● TO BE DONE:
Write each line of the material exactly as given, from the top through the line that contains "import seaborn as sns", and omit all pictures.

● COLLECTED MATERIAL:
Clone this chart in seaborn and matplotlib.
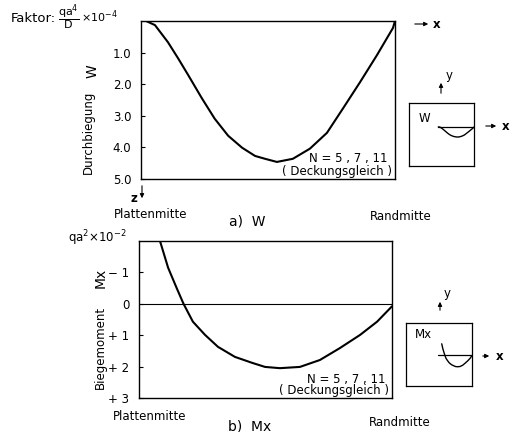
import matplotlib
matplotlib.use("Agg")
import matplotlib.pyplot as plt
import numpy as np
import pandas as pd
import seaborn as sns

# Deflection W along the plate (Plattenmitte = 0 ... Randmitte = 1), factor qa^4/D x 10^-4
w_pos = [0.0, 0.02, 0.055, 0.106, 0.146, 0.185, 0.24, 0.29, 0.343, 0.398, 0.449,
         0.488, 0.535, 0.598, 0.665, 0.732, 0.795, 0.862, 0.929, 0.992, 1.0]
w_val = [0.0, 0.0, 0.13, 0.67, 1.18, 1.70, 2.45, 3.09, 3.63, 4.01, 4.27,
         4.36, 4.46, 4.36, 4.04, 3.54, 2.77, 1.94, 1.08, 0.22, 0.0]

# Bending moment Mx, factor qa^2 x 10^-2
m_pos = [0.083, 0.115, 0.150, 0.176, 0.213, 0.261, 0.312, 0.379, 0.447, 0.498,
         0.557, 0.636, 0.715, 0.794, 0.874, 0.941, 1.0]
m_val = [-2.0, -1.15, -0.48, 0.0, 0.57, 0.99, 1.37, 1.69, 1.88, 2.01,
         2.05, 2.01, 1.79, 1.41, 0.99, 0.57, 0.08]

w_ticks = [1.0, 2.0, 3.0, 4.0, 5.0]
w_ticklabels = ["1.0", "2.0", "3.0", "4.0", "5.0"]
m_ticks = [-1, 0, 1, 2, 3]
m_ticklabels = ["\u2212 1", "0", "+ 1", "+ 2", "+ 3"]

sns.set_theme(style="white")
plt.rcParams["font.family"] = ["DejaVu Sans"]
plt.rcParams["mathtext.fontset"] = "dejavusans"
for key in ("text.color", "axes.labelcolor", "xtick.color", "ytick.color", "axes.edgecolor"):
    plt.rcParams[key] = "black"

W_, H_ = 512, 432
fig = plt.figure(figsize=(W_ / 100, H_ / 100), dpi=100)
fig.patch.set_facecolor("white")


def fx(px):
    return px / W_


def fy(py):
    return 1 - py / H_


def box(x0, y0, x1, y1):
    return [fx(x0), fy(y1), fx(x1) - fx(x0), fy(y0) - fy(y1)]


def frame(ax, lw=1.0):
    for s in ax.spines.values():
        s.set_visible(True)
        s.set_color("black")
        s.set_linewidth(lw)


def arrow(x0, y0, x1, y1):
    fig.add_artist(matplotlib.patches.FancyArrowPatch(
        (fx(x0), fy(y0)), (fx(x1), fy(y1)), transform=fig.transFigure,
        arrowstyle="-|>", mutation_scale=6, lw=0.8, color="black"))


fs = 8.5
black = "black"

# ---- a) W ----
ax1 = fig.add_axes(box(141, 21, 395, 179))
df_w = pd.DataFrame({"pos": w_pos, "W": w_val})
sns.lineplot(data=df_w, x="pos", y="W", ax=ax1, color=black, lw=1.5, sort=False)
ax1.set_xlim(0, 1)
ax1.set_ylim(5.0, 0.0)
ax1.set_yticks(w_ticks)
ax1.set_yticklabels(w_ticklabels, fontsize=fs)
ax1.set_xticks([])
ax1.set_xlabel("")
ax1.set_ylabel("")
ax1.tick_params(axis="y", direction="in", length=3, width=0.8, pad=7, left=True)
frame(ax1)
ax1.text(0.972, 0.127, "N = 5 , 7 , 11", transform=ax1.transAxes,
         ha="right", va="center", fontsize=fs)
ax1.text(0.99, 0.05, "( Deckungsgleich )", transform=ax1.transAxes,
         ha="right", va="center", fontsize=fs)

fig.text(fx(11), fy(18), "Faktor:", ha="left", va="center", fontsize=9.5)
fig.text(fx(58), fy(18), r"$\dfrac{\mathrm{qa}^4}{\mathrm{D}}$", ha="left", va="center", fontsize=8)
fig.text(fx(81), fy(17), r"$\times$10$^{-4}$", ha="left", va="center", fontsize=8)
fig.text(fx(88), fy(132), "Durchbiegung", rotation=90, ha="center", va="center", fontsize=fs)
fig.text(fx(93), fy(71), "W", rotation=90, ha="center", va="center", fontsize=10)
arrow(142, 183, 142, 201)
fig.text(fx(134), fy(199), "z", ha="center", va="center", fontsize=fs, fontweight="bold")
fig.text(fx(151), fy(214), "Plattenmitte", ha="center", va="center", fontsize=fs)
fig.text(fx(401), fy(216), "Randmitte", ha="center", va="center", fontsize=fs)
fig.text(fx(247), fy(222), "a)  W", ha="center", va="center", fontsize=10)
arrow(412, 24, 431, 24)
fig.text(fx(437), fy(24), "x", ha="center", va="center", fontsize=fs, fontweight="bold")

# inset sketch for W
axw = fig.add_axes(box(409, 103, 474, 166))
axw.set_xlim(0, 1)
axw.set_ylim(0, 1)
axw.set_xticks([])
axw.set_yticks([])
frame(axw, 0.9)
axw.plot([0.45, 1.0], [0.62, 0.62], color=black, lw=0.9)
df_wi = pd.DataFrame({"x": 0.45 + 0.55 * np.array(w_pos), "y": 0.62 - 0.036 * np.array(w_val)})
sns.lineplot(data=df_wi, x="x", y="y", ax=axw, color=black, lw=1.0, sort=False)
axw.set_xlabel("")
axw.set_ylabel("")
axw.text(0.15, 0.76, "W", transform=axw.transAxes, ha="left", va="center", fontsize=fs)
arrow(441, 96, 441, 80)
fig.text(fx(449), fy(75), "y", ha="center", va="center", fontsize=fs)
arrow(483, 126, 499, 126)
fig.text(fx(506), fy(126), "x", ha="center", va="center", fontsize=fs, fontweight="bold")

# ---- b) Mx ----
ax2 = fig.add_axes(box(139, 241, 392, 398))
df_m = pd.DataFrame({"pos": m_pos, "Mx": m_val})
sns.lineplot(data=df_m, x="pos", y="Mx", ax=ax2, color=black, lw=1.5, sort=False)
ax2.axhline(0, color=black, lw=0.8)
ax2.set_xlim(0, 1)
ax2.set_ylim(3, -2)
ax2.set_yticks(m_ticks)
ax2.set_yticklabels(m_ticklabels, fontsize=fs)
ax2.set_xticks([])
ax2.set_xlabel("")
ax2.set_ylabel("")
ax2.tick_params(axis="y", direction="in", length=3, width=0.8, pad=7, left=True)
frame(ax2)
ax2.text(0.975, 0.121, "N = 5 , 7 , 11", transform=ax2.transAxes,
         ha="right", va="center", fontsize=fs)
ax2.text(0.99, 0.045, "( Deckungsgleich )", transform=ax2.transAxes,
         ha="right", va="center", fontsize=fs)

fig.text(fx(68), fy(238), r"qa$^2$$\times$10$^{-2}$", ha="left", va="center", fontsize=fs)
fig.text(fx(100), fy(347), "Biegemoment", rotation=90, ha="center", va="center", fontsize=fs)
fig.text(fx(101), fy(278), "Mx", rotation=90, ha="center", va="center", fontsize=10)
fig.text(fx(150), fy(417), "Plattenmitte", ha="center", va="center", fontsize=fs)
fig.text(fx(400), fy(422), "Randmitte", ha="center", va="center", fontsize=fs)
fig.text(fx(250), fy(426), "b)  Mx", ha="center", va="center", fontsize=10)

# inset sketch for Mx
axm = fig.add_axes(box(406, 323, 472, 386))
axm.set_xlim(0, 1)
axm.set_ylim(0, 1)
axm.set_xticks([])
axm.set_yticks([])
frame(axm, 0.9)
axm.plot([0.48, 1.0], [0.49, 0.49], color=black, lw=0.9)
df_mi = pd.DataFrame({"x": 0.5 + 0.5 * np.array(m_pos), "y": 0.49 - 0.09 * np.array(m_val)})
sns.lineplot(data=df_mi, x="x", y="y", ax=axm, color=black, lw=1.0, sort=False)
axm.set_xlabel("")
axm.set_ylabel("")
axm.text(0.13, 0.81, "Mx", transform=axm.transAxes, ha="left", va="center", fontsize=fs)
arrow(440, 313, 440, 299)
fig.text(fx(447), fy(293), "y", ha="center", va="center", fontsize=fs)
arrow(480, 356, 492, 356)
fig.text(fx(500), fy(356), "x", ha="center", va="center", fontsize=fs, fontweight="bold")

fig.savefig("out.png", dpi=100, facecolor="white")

● EXPECTED ANSWER:
Clone this chart in seaborn and matplotlib.
import matplotlib
matplotlib.use("Agg")
import matplotlib.pyplot as plt
import numpy as np
import pandas as pd
import seaborn as sns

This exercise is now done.